The 23-year-old Dube will compete at the Canadian figure skating championships this week in Victoria, where she's hoping for a top-five finish.

She's more accustomed to the top spot on the podium as she and Davison are three-time national champions in pairs, but her purpose for competing at all this season was simply to have a reason for going to the rink every day.

"I just want to go out there and enjoy myself, because that's why I decided to skate singles this year, to do something and still be happy being on the ice," Dube said. "I wouldn't have stopped skating anyways, and then when I heard it would be six months (for Davison's recovery), I thought, that's a bit long to go to the rink every day and just do whatever.

"At least now I have programs to train and something to look forward to and work toward."

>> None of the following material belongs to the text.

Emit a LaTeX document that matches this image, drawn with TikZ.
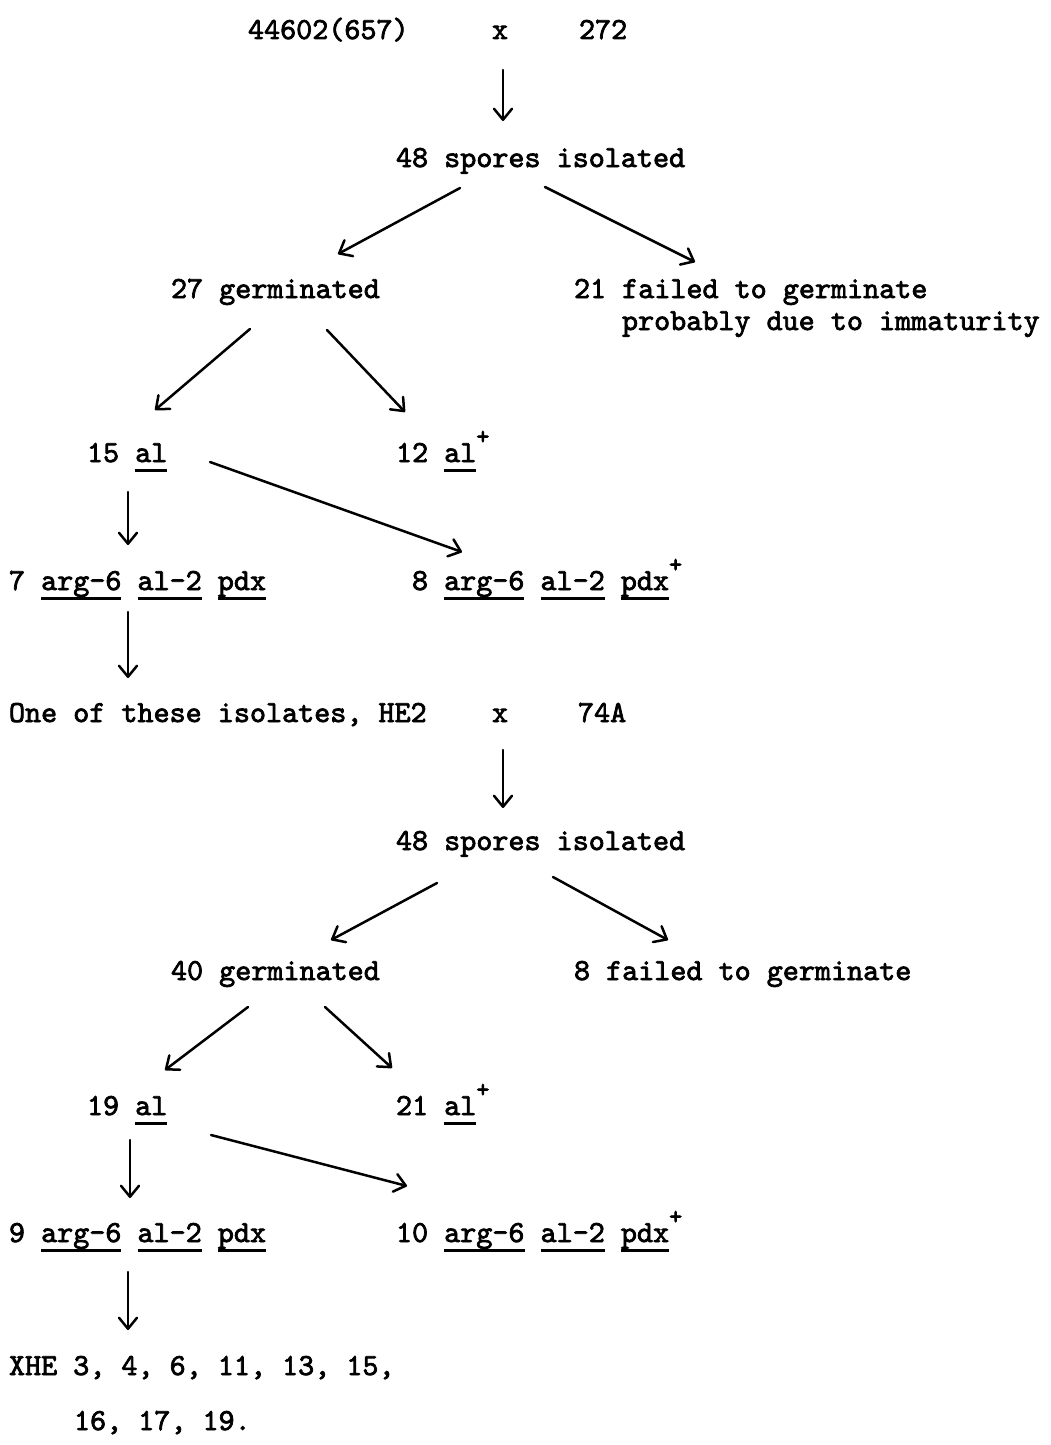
\documentclass[tikz,border=0pt]{standalone}
\usepackage{fontspec}
\newfontfamily\tw{lmmono10-regular}[Extension=.otf,FakeBold=2.4]
\usetikzlibrary{arrows.meta}
% typewriter-style underline, set below the descenders
\newcommand\ulw[1]{\setbox0=\hbox{#1}\rlap{\rule[-4.8pt]{\wd0}{1.1pt}}\box0\relax}
% raised plus sign for wild-type alleles
\newcommand\wt{\raisebox{0.58em}{\fontsize{12.5}{12}\selectfont +}}
\begin{document}
\begin{tikzpicture}[x=0.5pt,y=-0.5pt,
  lbl/.style={anchor=base west,inner sep=0pt,outer sep=0pt,font=\tw\fontsize{15.3}{18}\selectfont},
  arr/.style={line width=1.25pt,line cap=round,-{Straight Barb[length=5.5pt,width=9pt,line cap=round,line join=round]}}]
\useasboundingbox (0,0) rectangle (1050,1445);

% ---- first cross ----
\node[lbl] (p1)   at (248,39)  {44602(657)};
\node[lbl] (x1)   at (492,39)  {x};
\node[lbl] (p2)   at (579,39)  {272};
\node[lbl] (sp1)  at (396,167) {48 spores isolated};
\node[lbl] (ger1) at (171,298) {27 germinated};
\node[lbl] (fl1)  at (574,298) {21 failed to germinate};
\node[lbl] (fl1b) at (622,330) {probably due to immaturity};
\node[lbl] (al1)  at (87,462)  {15 \ulw{al}};
\node[lbl] (wt1)  at (396,462) {12 \ulw{al}\wt};
\node[lbl] (gA)   at (9,590)   {7 \ulw{arg-6} \ulw{al-2} \ulw{pdx}};
\node[lbl] (gB)   at (412,590) {8 \ulw{arg-6} \ulw{al-2} \ulw{pdx}\wt};

% ---- second cross ----
\node[lbl] (he2)  at (9,722)   {One of these isolates, HE2};
\node[lbl] (x2)   at (492,722) {x};
\node[lbl] (p3)   at (578,722) {74A};
\node[lbl] (sp2)  at (396,850) {48 spores isolated};
\node[lbl] (ger2) at (171,980) {40 germinated};
\node[lbl] (fl2)  at (574,980) {8 failed to germinate};
\node[lbl] (al2)  at (87,1115) {19 \ulw{al}};
\node[lbl] (wt2)  at (396,1115) {21 \ulw{al}\wt};
\node[lbl] (gC)   at (9,1242)  {9 \ulw{arg-6} \ulw{al-2} \ulw{pdx}};
\node[lbl] (gD)   at (396,1242) {10 \ulw{arg-6} \ulw{al-2} \ulw{pdx}\wt};
\node[lbl] (xhe)  at (9,1375)  {XHE 3, 4, 6, 11, 13, 15,};
\node[lbl] (xheb) at (74,1430) {16, 17, 19.};

% ---- connector end points ----
\coordinate (c1s) at (503,70);   \coordinate (c1e) at (503,121);
\coordinate (c2s) at (460,188);  \coordinate (c2e) at (338,254);
\coordinate (c3s) at (545,187);  \coordinate (c3e) at (695,262);
\coordinate (c4s) at (250,329);  \coordinate (c4e) at (155,410);
\coordinate (c5s) at (327,330);  \coordinate (c5e) at (405,412);
\coordinate (c6s) at (128,492);  \coordinate (c6e) at (128,545);
\coordinate (c7s) at (210,462);  \coordinate (c7e) at (462,552);
\coordinate (c8s) at (128,612);  \coordinate (c8e) at (128,678);
\coordinate (c9s) at (503,750);  \coordinate (c9e) at (503,808);
\coordinate (c10s) at (437,883); \coordinate (c10e) at (331,940);
\coordinate (c11s) at (553,877); \coordinate (c11e) at (668,940);
\coordinate (c12s) at (248,1007); \coordinate (c12e) at (165,1070);
\coordinate (c13s) at (325,1007); \coordinate (c13e) at (392,1068);
\coordinate (c14s) at (130,1140); \coordinate (c14e) at (130,1198);
\coordinate (c15s) at (211,1135); \coordinate (c15e) at (407,1186);
\coordinate (c16s) at (128,1272); \coordinate (c16e) at (128,1330);

\foreach \k in {1,...,16} \draw[arr] (c\k s) -- (c\k e);
\end{tikzpicture}
\end{document}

This season was supposed to be a chance to make up for last year's disappointment for Dube and Davison, who were sixth at both the Vancouver Olympics and world championships.

But a week before they were to open their season at Skate Canada in Kingston, Ont., Davison jammed his knee landing a jump. He underwent surgery Oct. 26 after doctors found a three-centimetre bone fragment had chipped off where his thigh bone meets the knee, due to a condition called "osteochondritis dissecans."

Davison, who's recovering at home in Huntsville, Ont., resumed walking just over a week ago, and it's hoped he'll be back on the ice by March or April.

Annie Barabe, who's coached Dube in either singles or pairs for the past 15 years, believes her prized pairs team will come back stronger from this experience.

Dube, who used to skate singles and finished sixth at the 2008 Canadian championships, has traditionally struggled with her jumps. Her triple Salchow proved costly at the Vancouver Olympics when she failed to land it.

Now she's had to expand her repertoire of jumps for singles, adding Lutzes, flips and toe loops, and the result has been more consistency across the board.

"In pairs, they were only doing the Axel and Salchow, just doing those jumps every day, and sometimes if it doesn't go well, you just keep practising your mistakes in the jumps," Barabe said. "When there's more to practise, sometimes you have less problems. Now she's way, way more consistent in her jumping."

Barabe said there's a lightness to Dube's demeanour that she hopes she can carry into next season in pairs.

"When they were getting ready for the season, people were expecting: go to Grand Prixs, win, never make mistakes," the coach said. "Compared to now, she's doing it for fun, she decided to do it at the last minute, there's way less pressure and I can see she's way more relaxed. When she has bad days, it's not the end of the world."

Dube had just three weeks to prepare for her first event in singles after Davison's injury and two of them were spent choreographing and learning her two singles programs.

She finished seventh at the Eastern Challenge event in Mississauga, Ont., to earn a berth at nationals.

"It was weird to be on the ice by myself," Dube said. "At first I was a little bit lost, in the warmup I didn't really know what to do, it took me a long time to get going because obviously I'm not used to it," she said.

"Bryce and I always had our little routine, we always did the same warmup, I think that's what made it so weird, because when I stepped on the ice, I didn't have a plan, so I was like, 'Oh my God, I need somebody to take my hand and do something with."'

After the short program, Dube received a pep talk from Davison, who was in Mississauga to watch her skate.

"He just calmed me down, he just said you know what you have to do, just set a plan, so that's really helped me," said Dube.

She talks to Davison daily, and he was recently in Montreal to watch her training.

This isn't the first time a serious mishap has separated the two. At the Four Continents in Colorado Springs in 2007, they were doing side-by-side camel spins when Davison's blade slashed Dube's face. The gash required 83 stitches to close and the two underwent counselling for post-traumatic stress disorder.

Cynthia Phaneuf of Contrecoeur, Que., will be the favourite to win the women's singles in Victoria in the absence of six-time champion Joannie Rochette. Rochette, who won bronze at the Vancouver Olympics just days after her mom's death, is taking the season off to ponder her future.